> **DIRECTIONS FOR THIS TASK**
Starting with the first line and ending with the line that holds "1.185, 1.19, 1.175];", repeat the material exactly.

> **WORKING DATA**
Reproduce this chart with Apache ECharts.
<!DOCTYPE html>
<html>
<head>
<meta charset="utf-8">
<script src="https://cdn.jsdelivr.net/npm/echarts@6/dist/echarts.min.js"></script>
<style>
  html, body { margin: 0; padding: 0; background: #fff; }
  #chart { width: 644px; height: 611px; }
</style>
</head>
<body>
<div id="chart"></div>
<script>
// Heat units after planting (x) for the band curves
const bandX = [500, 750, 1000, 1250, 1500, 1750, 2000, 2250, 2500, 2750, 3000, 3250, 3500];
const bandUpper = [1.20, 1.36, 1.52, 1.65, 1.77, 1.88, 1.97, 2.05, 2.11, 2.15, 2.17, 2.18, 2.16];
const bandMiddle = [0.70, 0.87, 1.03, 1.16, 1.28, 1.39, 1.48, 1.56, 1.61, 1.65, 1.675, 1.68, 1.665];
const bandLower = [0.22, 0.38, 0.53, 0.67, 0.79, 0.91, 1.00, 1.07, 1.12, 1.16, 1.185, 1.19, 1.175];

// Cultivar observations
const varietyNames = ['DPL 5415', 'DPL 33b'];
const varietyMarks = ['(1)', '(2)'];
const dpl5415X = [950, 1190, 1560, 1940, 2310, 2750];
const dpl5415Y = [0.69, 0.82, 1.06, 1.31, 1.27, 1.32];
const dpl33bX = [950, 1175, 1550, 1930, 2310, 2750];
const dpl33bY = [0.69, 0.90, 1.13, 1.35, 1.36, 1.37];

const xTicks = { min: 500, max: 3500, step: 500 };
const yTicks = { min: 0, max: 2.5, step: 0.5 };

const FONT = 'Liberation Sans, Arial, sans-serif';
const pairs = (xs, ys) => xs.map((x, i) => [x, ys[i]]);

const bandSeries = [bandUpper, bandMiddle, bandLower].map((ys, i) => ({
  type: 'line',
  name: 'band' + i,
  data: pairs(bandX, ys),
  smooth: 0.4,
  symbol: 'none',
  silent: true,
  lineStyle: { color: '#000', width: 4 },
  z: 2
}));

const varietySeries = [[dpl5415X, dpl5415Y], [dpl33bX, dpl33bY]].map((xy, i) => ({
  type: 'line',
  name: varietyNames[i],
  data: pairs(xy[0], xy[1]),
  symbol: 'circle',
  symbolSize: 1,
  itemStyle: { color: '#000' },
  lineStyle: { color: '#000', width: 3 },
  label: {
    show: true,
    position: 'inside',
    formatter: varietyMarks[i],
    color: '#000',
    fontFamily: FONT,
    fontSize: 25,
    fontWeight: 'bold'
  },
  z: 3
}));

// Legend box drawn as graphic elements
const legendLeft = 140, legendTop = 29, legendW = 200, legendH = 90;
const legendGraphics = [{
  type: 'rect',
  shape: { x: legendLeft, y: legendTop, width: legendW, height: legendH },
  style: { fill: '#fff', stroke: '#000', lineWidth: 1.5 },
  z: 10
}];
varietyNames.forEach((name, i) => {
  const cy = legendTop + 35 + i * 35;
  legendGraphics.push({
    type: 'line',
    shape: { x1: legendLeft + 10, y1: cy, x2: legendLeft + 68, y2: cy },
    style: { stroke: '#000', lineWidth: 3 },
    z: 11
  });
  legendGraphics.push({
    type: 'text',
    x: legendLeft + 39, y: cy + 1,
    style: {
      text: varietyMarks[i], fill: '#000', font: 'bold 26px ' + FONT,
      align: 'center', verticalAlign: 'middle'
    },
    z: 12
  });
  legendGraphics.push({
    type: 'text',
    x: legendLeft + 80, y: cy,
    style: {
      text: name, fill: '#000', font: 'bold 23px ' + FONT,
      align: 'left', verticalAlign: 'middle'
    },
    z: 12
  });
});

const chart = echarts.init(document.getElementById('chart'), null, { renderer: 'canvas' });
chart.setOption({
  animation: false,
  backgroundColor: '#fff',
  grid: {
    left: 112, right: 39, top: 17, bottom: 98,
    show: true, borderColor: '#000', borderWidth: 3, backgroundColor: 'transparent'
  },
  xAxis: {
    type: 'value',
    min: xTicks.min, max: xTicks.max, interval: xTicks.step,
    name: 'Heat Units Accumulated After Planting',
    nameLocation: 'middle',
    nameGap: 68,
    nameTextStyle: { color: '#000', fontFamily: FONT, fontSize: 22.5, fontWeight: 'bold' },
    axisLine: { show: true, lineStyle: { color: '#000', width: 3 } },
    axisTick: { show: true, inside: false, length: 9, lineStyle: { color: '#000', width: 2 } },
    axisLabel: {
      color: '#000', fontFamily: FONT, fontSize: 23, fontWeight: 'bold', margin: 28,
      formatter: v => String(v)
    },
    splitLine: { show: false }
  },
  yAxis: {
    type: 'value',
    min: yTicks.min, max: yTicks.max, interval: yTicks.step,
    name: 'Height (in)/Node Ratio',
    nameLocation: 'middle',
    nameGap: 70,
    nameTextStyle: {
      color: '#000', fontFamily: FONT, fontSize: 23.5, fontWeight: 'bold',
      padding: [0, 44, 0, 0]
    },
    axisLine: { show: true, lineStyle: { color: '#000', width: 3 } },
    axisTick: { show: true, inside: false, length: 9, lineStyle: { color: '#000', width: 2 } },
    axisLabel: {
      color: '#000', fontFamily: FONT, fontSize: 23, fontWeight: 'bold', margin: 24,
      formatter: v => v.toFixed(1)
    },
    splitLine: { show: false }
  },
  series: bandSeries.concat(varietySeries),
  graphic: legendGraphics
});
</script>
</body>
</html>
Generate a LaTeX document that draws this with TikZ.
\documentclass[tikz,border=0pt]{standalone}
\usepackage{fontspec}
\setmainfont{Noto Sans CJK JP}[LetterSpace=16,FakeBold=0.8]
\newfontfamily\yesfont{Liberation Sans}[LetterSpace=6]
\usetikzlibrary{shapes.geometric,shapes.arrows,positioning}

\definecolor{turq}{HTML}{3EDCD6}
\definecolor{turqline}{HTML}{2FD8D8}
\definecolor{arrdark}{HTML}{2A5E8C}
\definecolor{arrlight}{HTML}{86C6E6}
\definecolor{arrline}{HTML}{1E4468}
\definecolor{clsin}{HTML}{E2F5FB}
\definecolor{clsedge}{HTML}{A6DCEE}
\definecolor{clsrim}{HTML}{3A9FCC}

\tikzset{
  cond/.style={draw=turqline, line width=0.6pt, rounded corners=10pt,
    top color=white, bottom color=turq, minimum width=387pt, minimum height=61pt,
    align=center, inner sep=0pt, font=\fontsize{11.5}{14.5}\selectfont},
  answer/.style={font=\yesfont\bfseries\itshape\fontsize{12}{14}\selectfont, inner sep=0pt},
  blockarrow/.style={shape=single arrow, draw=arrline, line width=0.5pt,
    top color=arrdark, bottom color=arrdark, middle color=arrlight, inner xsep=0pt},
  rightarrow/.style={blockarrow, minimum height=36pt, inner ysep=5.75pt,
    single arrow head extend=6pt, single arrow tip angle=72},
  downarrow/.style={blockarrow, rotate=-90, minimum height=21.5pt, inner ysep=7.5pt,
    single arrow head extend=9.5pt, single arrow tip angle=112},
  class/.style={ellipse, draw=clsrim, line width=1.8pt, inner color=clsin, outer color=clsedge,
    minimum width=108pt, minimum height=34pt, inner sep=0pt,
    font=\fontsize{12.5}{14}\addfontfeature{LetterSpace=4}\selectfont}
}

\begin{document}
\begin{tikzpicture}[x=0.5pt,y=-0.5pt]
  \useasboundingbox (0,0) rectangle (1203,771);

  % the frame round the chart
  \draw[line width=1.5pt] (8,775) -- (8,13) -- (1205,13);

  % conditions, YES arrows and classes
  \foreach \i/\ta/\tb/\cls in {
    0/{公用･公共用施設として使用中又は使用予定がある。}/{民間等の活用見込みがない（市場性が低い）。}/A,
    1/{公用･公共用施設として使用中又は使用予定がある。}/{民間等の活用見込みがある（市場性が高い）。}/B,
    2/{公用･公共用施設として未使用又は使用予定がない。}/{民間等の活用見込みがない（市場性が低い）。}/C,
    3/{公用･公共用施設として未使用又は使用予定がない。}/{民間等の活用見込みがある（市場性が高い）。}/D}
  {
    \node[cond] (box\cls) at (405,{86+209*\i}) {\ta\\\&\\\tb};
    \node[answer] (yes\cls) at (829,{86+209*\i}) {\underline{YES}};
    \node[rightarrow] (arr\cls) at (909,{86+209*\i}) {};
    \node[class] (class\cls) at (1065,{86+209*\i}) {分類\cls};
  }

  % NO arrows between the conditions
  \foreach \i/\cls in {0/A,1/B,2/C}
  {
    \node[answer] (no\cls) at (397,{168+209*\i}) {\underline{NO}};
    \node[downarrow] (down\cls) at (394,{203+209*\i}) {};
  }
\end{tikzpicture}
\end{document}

> **SOLUTION TO THIS TASK**
Reproduce this chart with Apache ECharts.
<!DOCTYPE html>
<html>
<head>
<meta charset="utf-8">
<script src="https://cdn.jsdelivr.net/npm/echarts@6/dist/echarts.min.js"></script>
<style>
  html, body { margin: 0; padding: 0; background: #fff; }
  #chart { width: 644px; height: 611px; }
</style>
</head>
<body>
<div id="chart"></div>
<script>
// Heat units after planting (x) for the band curves
const bandX = [500, 750, 1000, 1250, 1500, 1750, 2000, 2250, 2500, 2750, 3000, 3250, 3500];
const bandUpper = [1.20, 1.36, 1.52, 1.65, 1.77, 1.88, 1.97, 2.05, 2.11, 2.15, 2.17, 2.18, 2.16];
const bandMiddle = [0.70, 0.87, 1.03, 1.16, 1.28, 1.39, 1.48, 1.56, 1.61, 1.65, 1.675, 1.68, 1.665];
const bandLower = [0.22, 0.38, 0.53, 0.67, 0.79, 0.91, 1.00, 1.07, 1.12, 1.16, 1.185, 1.19, 1.175];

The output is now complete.